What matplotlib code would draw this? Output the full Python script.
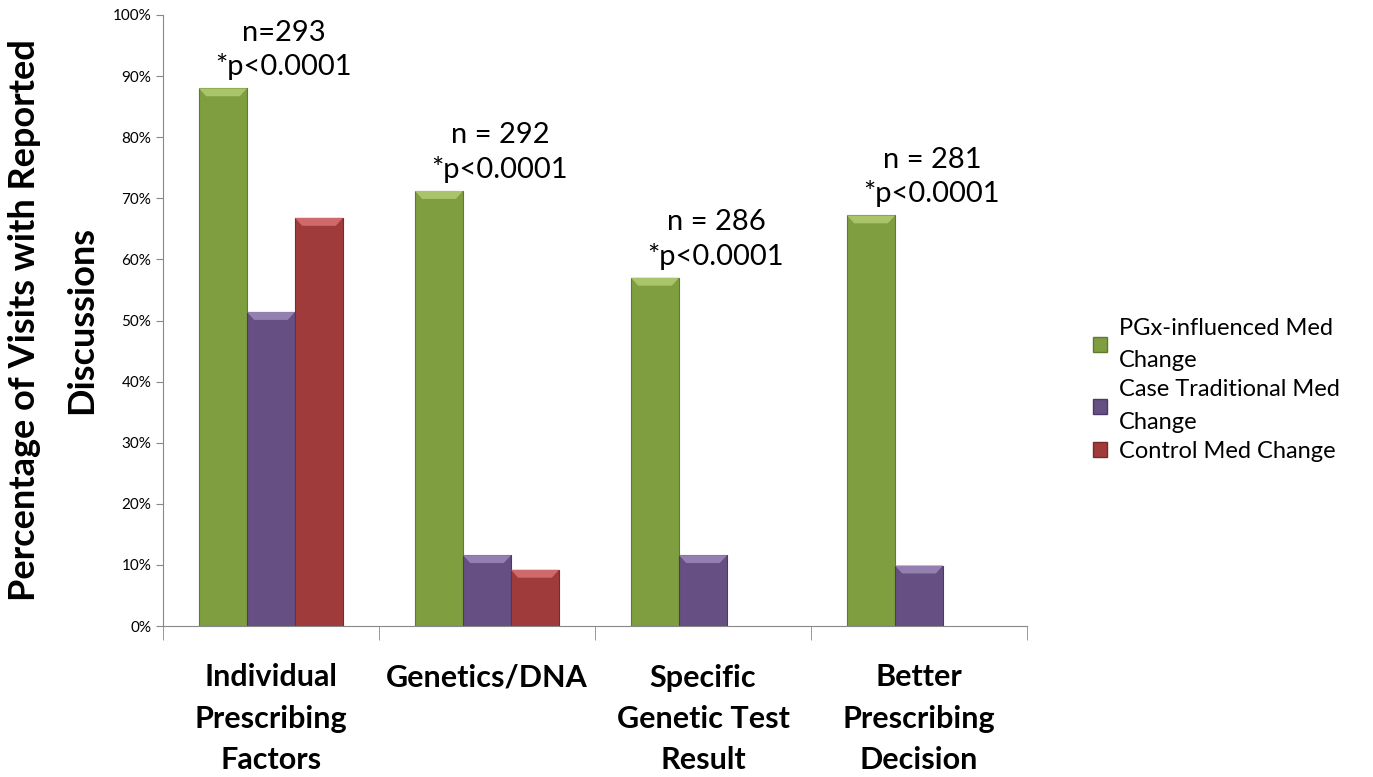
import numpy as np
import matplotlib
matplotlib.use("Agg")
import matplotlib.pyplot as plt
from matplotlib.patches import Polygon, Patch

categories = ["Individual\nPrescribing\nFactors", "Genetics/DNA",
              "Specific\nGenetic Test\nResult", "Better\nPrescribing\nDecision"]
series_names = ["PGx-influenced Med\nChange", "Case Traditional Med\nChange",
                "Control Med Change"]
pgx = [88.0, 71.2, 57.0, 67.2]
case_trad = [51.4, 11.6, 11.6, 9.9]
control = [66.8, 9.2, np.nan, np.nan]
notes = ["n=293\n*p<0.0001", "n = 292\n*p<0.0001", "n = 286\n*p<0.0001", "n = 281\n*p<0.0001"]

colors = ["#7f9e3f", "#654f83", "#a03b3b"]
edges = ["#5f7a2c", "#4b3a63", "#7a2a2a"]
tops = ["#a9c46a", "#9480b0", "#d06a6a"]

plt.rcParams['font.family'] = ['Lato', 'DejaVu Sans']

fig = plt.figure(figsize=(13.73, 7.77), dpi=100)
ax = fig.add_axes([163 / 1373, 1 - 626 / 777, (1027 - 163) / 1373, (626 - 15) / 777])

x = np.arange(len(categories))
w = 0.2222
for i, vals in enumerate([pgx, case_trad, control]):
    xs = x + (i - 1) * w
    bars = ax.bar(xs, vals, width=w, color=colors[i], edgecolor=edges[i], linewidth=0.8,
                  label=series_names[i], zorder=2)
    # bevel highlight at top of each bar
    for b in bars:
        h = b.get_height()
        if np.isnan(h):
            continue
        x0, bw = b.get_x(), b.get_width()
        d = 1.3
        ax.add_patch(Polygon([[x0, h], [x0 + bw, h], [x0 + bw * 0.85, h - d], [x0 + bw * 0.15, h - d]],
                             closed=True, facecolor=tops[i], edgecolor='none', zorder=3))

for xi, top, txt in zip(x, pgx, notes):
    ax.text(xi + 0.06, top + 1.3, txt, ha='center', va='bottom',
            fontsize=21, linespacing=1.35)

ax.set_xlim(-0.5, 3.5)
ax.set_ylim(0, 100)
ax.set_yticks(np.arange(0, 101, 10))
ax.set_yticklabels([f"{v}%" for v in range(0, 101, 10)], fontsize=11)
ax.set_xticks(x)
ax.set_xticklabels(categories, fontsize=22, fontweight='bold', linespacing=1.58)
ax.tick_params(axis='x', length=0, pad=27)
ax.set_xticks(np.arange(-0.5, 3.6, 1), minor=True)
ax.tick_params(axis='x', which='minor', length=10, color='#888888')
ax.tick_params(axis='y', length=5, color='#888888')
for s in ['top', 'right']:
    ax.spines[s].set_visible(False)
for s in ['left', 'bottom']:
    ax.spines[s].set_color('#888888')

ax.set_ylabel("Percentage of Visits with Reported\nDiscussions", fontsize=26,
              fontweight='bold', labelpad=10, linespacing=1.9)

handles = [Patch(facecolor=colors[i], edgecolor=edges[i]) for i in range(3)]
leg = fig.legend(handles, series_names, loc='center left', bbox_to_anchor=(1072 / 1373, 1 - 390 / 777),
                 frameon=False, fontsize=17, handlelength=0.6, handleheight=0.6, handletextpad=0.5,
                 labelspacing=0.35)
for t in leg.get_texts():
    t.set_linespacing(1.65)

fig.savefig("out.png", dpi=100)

--- Task instructions ---
Quote the preceding listing precisely and completely, omitting its images.

--- Solution below ---
What matplotlib code would draw this? Output the full Python script.
import numpy as np
import matplotlib
matplotlib.use("Agg")
import matplotlib.pyplot as plt
from matplotlib.patches import Polygon, Patch

categories = ["Individual\nPrescribing\nFactors", "Genetics/DNA",
              "Specific\nGenetic Test\nResult", "Better\nPrescribing\nDecision"]
series_names = ["PGx-influenced Med\nChange", "Case Traditional Med\nChange",
                "Control Med Change"]
pgx = [88.0, 71.2, 57.0, 67.2]
case_trad = [51.4, 11.6, 11.6, 9.9]
control = [66.8, 9.2, np.nan, np.nan]
notes = ["n=293\n*p<0.0001", "n = 292\n*p<0.0001", "n = 286\n*p<0.0001", "n = 281\n*p<0.0001"]

colors = ["#7f9e3f", "#654f83", "#a03b3b"]
edges = ["#5f7a2c", "#4b3a63", "#7a2a2a"]
tops = ["#a9c46a", "#9480b0", "#d06a6a"]

plt.rcParams['font.family'] = ['Lato', 'DejaVu Sans']

fig = plt.figure(figsize=(13.73, 7.77), dpi=100)
ax = fig.add_axes([163 / 1373, 1 - 626 / 777, (1027 - 163) / 1373, (626 - 15) / 777])

x = np.arange(len(categories))
w = 0.2222
for i, vals in enumerate([pgx, case_trad, control]):
    xs = x + (i - 1) * w
    bars = ax.bar(xs, vals, width=w, color=colors[i], edgecolor=edges[i], linewidth=0.8,
                  label=series_names[i], zorder=2)
    # bevel highlight at top of each bar
    for b in bars:
        h = b.get_height()
        if np.isnan(h):
            continue
        x0, bw = b.get_x(), b.get_width()
        d = 1.3
        ax.add_patch(Polygon([[x0, h], [x0 + bw, h], [x0 + bw * 0.85, h - d], [x0 + bw * 0.15, h - d]],
                             closed=True, facecolor=tops[i], edgecolor='none', zorder=3))

for xi, top, txt in zip(x, pgx, notes):
    ax.text(xi + 0.06, top + 1.3, txt, ha='center', va='bottom',
            fontsize=21, linespacing=1.35)

ax.set_xlim(-0.5, 3.5)
ax.set_ylim(0, 100)
ax.set_yticks(np.arange(0, 101, 10))
ax.set_yticklabels([f"{v}%" for v in range(0, 101, 10)], fontsize=11)
ax.set_xticks(x)
ax.set_xticklabels(categories, fontsize=22, fontweight='bold', linespacing=1.58)
ax.tick_params(axis='x', length=0, pad=27)
ax.set_xticks(np.arange(-0.5, 3.6, 1), minor=True)
ax.tick_params(axis='x', which='minor', length=10, color='#888888')
ax.tick_params(axis='y', length=5, color='#888888')
for s in ['top', 'right']:
    ax.spines[s].set_visible(False)
for s in ['left', 'bottom']:
    ax.spines[s].set_color('#888888')

ax.set_ylabel("Percentage of Visits with Reported\nDiscussions", fontsize=26,
              fontweight='bold', labelpad=10, linespacing=1.9)

handles = [Patch(facecolor=colors[i], edgecolor=edges[i]) for i in range(3)]
leg = fig.legend(handles, series_names, loc='center left', bbox_to_anchor=(1072 / 1373, 1 - 390 / 777),
                 frameon=False, fontsize=17, handlelength=0.6, handleheight=0.6, handletextpad=0.5,
                 labelspacing=0.35)
for t in leg.get_texts():
    t.set_linespacing(1.65)

fig.savefig("out.png", dpi=100)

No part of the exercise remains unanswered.